About Me

My photo
Writer, Library Media Specialist, flautist, member of the Twitterverse

Thursday, December 12, 2013

An Important and Grave Matter: Confessions of a Human Being

I have an important and grave matter to share with you today because I can no longer deny the truth. The rumors are running rampant. It isn't easy to hide what's so obviously obvious anymore. And while I know this may be hard for some of you to accept because you're not ready to handle the truth, I'm confident that once you hear me out, you'll agree that even though facts are hard, they are facts. Are you ready? Here goes.

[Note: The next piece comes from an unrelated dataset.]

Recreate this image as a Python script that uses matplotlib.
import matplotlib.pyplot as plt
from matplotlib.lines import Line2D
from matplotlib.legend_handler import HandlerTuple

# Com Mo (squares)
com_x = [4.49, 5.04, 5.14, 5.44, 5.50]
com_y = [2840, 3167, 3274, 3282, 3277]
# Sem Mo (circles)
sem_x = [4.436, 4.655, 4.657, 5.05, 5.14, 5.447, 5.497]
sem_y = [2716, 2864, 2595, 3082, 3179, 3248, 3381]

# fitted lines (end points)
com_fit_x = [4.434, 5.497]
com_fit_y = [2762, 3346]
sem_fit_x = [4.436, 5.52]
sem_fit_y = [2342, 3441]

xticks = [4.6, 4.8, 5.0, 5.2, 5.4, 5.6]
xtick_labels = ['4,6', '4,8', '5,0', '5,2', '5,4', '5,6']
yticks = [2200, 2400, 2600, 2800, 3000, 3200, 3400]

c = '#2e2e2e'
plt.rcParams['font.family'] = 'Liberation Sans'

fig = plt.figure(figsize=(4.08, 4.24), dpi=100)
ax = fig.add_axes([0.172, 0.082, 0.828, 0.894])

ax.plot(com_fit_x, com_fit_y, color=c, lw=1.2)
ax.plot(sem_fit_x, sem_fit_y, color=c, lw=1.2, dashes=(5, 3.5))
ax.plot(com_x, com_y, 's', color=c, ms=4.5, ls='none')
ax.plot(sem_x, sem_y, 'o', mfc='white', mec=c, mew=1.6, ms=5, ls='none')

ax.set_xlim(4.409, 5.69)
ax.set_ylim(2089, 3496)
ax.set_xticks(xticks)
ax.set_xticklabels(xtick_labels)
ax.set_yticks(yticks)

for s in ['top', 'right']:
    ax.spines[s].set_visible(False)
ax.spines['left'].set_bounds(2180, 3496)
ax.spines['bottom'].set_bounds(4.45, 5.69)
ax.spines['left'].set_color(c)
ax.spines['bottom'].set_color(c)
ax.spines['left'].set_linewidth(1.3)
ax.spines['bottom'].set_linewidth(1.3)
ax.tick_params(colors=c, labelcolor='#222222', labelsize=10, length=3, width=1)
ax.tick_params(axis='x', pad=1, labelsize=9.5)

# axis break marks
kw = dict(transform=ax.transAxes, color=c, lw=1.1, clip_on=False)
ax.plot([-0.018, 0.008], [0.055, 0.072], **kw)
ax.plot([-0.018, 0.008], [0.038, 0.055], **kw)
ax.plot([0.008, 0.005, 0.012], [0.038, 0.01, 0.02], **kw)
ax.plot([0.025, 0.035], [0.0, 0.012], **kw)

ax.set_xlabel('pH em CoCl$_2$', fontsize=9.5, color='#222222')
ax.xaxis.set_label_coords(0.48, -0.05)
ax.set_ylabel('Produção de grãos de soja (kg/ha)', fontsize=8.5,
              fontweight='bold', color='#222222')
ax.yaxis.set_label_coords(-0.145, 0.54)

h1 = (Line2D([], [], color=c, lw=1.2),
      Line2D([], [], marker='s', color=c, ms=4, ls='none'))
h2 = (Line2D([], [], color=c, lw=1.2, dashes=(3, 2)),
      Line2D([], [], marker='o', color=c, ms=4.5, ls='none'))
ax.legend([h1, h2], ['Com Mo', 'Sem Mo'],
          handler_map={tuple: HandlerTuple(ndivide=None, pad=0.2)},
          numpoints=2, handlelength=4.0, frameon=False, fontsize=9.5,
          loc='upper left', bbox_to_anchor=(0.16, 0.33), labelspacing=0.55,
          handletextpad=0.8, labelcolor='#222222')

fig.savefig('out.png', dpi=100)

Confession: I am a human being.

I've always known I was a human being, even at an early age. I knew I was different as soon as I started reading off of Dixie Riddle Cups when I was four, and freaked people in the Foodtown grocery store line out when I was five by turning to my mom to ask why I Dream of Jeannie was divorcing her husband (read off the National Enquirer). While the other kids were perfect, not reading the National Enquirer headlines out loud in the grocery line and instead pretending to be pirates and pilots with personalized ships and planes, I was being human.

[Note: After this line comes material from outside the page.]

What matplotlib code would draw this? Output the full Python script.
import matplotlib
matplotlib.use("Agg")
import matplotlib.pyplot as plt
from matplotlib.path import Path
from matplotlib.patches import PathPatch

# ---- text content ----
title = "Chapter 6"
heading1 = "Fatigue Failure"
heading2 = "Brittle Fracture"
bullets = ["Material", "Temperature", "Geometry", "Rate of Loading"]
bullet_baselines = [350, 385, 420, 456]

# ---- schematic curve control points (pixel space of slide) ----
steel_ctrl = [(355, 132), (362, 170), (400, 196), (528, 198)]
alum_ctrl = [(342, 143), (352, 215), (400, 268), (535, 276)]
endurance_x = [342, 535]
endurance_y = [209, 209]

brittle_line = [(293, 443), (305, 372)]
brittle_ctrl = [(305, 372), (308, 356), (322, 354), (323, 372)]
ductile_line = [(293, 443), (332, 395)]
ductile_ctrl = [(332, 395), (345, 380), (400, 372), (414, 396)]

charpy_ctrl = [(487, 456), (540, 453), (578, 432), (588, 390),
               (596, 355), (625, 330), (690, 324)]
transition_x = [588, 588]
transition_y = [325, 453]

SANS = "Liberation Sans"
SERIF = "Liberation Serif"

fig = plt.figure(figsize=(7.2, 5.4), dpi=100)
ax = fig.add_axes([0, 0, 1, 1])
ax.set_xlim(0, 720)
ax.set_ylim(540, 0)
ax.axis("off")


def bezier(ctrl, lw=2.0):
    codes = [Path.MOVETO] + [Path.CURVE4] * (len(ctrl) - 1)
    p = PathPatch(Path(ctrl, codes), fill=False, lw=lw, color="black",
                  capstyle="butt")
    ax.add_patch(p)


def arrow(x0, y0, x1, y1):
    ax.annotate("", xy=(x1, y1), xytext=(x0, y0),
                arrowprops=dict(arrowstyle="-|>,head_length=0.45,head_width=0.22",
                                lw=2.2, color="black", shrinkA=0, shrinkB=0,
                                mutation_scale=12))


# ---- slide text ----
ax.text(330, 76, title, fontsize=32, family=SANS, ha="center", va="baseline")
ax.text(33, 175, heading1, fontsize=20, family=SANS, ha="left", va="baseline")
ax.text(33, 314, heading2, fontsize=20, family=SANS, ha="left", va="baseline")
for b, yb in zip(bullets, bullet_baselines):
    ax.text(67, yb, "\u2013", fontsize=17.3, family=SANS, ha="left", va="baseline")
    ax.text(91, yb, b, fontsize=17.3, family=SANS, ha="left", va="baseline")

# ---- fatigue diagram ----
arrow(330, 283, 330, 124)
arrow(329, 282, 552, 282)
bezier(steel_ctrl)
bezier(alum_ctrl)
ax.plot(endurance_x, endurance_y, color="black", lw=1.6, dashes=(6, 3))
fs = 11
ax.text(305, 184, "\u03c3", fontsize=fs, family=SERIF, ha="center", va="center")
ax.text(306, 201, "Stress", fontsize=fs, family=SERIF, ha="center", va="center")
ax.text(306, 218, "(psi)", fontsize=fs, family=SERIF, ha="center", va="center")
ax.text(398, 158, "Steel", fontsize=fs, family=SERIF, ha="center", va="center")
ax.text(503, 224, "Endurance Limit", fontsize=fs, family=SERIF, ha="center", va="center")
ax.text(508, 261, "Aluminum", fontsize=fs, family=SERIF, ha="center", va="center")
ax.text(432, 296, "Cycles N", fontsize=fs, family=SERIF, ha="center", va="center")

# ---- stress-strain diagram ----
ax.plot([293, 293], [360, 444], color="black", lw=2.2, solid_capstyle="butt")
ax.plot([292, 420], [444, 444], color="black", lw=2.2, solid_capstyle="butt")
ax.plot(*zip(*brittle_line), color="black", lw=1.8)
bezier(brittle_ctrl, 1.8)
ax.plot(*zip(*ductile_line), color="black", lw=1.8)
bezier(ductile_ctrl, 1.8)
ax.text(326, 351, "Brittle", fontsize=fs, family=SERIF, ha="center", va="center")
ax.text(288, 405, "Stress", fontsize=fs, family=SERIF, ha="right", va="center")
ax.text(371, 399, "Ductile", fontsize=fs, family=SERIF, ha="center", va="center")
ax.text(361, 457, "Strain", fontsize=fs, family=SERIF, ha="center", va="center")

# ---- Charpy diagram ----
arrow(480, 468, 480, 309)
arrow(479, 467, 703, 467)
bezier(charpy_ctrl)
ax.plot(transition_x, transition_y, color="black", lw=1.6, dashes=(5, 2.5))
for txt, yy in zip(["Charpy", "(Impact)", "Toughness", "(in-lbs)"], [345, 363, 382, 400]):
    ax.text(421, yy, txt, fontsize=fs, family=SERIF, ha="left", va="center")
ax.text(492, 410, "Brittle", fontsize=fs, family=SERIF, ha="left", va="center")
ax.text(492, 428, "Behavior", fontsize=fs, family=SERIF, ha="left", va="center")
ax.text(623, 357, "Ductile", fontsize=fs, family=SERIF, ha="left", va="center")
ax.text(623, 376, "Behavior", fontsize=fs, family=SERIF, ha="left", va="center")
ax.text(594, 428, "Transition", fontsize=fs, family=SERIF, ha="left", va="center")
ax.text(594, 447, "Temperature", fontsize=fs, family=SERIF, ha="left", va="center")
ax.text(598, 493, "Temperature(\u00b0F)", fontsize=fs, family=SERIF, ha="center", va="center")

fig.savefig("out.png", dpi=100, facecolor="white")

I went to school and made mistakes. One time, I got a 38 on a math test. A 38! Can you imagine? I laughed too loud and too often and put my brother in jail with air prison bars when he laughed at me instead of with me. I rode my bike to the forbidden 7-11 to get candy after school, and grumbled about having to set the table. Sometimes, I even grumbled about having to clear the table.

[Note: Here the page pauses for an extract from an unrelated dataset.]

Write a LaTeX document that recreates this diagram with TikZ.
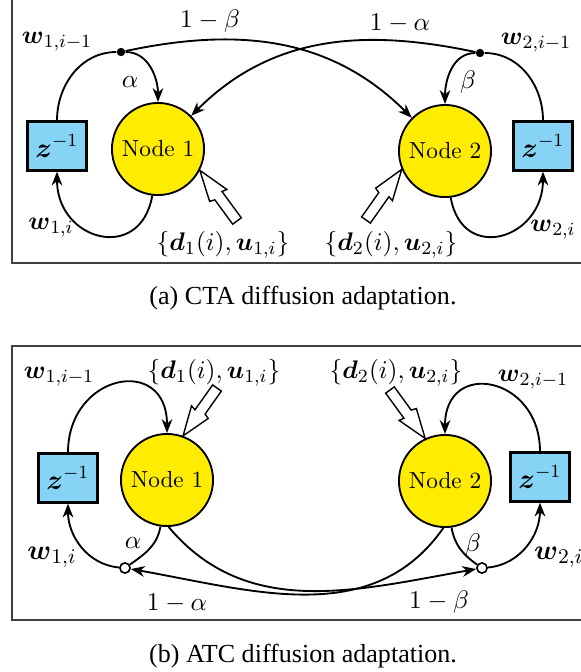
\documentclass[tikz,border=0pt]{standalone}
\usepackage{amsmath,amssymb}
\usepackage{fontspec}
\newfontfamily\capfont{Liberation Serif}
\usetikzlibrary{arrows.meta,calc}

\definecolor{nodeyellow}{RGB}{255,236,0}
\definecolor{delayblue}{RGB}{135,211,245}

\tikzset{
  agent/.style={circle, draw, line width=0.8pt, fill=nodeyellow, minimum size=39.6pt, inner sep=0pt},
  delay/.style={rectangle, draw, line width=1pt, fill=delayblue, minimum width=25.4pt, minimum height=21pt, inner sep=0pt, font=\large},
  link/.style={line width=0.8pt, -{Stealth[length=6pt,width=4.6pt]}},
  plain/.style={line width=0.8pt},
  tap/.style={circle, fill, inner sep=0pt, minimum size=3.6pt},
  otap/.style={circle, draw, fill=white, line width=0.7pt, inner sep=0pt, minimum size=4.4pt},
  feed/.style={draw, fill=white, line width=0.6pt, line join=miter},
  frame/.style={draw=black!75, line width=0.5pt},
  lab/.style={font=\fontsize{11}{13}\selectfont},
  biglab/.style={font=\fontsize{12.5}{15}\selectfont},
  caption/.style={font=\capfont\fontsize{11.2}{13}\selectfont}
}

% hollow input arrow: #1 tip, #2 tail
\newcommand{\feedarrow}[2]{%
  \draw[feed] (#1)
    -- ($($(#1)!0.50!(#2)$)!4.5pt!90:(#2)$)
    -- ($($(#1)!0.48!(#2)$)!2.3pt!90:(#2)$)
    -- ($(#2)!2.3pt!-90:(#1)$)
    -- ($(#2)!2.3pt!90:(#1)$)
    -- ($($(#1)!0.52!(#2)$)!2.3pt!-90:(#2)$)
    -- ($($(#1)!0.49!(#2)$)!4.5pt!-90:(#2)$)
    -- cycle;}

\begin{document}
\begin{tikzpicture}[x=0.43pt, y=-0.43pt]
  \useasboundingbox (0,0) rectangle (581,672);
  \clip (0,0) rectangle (581,672);

  % (a) CTA
  \draw[frame] (12,-5) rectangle (600,263);
  \node[agent] (n1) at (158,149) {Node 1};
  \node[agent] (n2) at (445,151) {Node 2};
  \node[delay] (d1) at (57,146) {$\boldsymbol{z}^{-1}$};
  \node[delay] (d2) at (543,146) {$\boldsymbol{z}^{-1}$};
  \node[tap] (t1) at (121,52) {};
  \node[tap] (t2) at (480,53) {};

  \draw[link] (d1.north) to[out=90,in=180] (t1) to[out=0,in=90] (n1.north);
  \draw[link] (d2.north) to[out=90,in=0] (t2) to[out=180,in=90] (n2.north);
  \draw[link] (t1) to[out=12,in=135] (n2.135);
  \draw[link] (t2) to[out=168,in=45] (n1.45);
  \draw[link] (n1.-97) to[out=-100,in=-90,looseness=1.8] (d1.south);
  \draw[link] (n2.-83) to[out=-80,in=-90,looseness=1.8] (d2.south);

  \node[lab] (w1old) at (57,42) {$\boldsymbol{w}_{1,i-1}$};
  \node[lab] (w2old) at (536,43) {$\boldsymbol{w}_{2,i-1}$};
  \node[lab] (al1) at (130,82) {$\alpha$};
  \node[lab] (be2) at (468,82) {$\beta$};
  \node[lab] (mb1) at (210,21) {$1-\beta$};
  \node[lab] (ma2) at (400,23) {$1-\alpha$};
  \node[lab] (w1new) at (51,228) {$\boldsymbol{w}_{1,i}$};
  \node[lab] (w2new) at (553,230) {$\boldsymbol{w}_{2,i}$};
  \node[lab] (in1) at (223,245) {$\{\boldsymbol{d}_1(i),\boldsymbol{u}_{1,i}\}$};
  \node[lab] (in2) at (391,245) {$\{\boldsymbol{d}_2(i),\boldsymbol{u}_{2,i}\}$};
  \coordinate (f1) at (237,221);
  \coordinate (f2) at (366,220);
  \feedarrow{n1.-27}{f1}
  \feedarrow{n2.-157}{f2}

  \node[caption] (capa) at (303,298) {(a) CTA diffusion adaptation.};

  % (b) ATC
  \draw[frame] (12,346) rectangle (600,620);
  \node[agent] (n3) at (167,480) {Node 1};
  \node[agent] (n4) at (445,481) {Node 2};
  \node[delay] (d3) at (68,478) {$\boldsymbol{z}^{-1}$};
  \node[delay] (d4) at (540,477) {$\boldsymbol{z}^{-1}$};
  \node[otap] (c1) at (125,568) {};
  \node[otap] (c2) at (482,568) {};

  \draw[link] (d3.north) to[out=90,in=90,looseness=2] (n3.north);
  \draw[link] (d4.north) to[out=90,in=90,looseness=2] (n4.north);
  \draw[plain] (n3.-98) to[out=-100,in=35] (c1);
  \draw[link] (c1) to[out=175,in=-90] (d3.south);
  \draw[plain] (n4.-82) to[out=-80,in=145] (c2);
  \draw[link] (c2) to[out=5,in=-90] (d4.south);
  \draw[link] (n3.-88) to[out=-50,in=190] (c2);
  \draw[link] (n4.-92) to[out=-125,in=-10] (c1);

  \node[lab] (w3old) at (59,377) {$\boldsymbol{w}_{1,i-1}$};
  \node[lab] (w4old) at (533,380) {$\boldsymbol{w}_{2,i-1}$};
  \node[lab] (in3) at (214,373) {$\{\boldsymbol{d}_1(i),\boldsymbol{u}_{1,i}\}$};
  \node[lab] (in4) at (396,373) {$\{\boldsymbol{d}_2(i),\boldsymbol{u}_{2,i}\}$};
  \node[biglab] (w3new) at (52,557) {$\boldsymbol{w}_{1,i}$};
  \node[biglab, anchor=west] (w4new) at (526,557) {$\boldsymbol{w}_{2,i}$};
  \node[lab] (al3) at (133,543) {$\alpha$};
  \node[lab] (be4) at (473,545) {$\beta$};
  \node[lab] (ma3) at (177,603) {$1-\alpha$};
  \node[lab] (mb4) at (439,602) {$1-\beta$};
  \coordinate (f3) at (217,388);
  \coordinate (f4) at (390,390);
  \feedarrow{n3.70}{f3}
  \feedarrow{n4.115}{f4}

  \node[caption] (capb) at (303,656) {(b) ATC diffusion adaptation.};
\end{tikzpicture}
\end{document}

Now and then, when desperate or slightly afraid, not perfectly courageous, I even lied. To a friend, to my mother, to myself. I told myself I could be perfect. If I acted perfect, looked perfect, sounded perfect, eventually I would become perfect. No one would know I didn't always clean the house or cook food from scratch or take the garbage out on time. Being a human being was so hard. It seemed like the perfect people, you know who I mean, the ones in charge, the ones who judge us human beings, they seemed to have it down. And try as I might, I just couldn't be perfect.

I couldn't be the perfect student nor the perfect friend. I couldn't be the perfect daughter or the perfect girlfriend. Perfect Kristie simply didn't exist, especially at work where it seemed like all the rules favored the perfect. They even had a perfect rubric and a perfect pamphlet produced by the perfect Department of Education of the most perfect state. Normative perfect 24/7.

I don't know about you but whenever I've tried to be perfect for a 24/7 stint, or maybe even just for one class, things tend to go awry. I just can't suppress, repress, digress the human being in me. It's been there since the beginning and it will be there in the end.

In fifth grade I had this red short sleeved T-shirt with a picture of a string bean on it and the caption read, "I'm a human bean." As an experiment we should all, young, old, single, coupled, working, retired, get one to wear 24/7. And when someone asks about it, don't just confess, proclaim.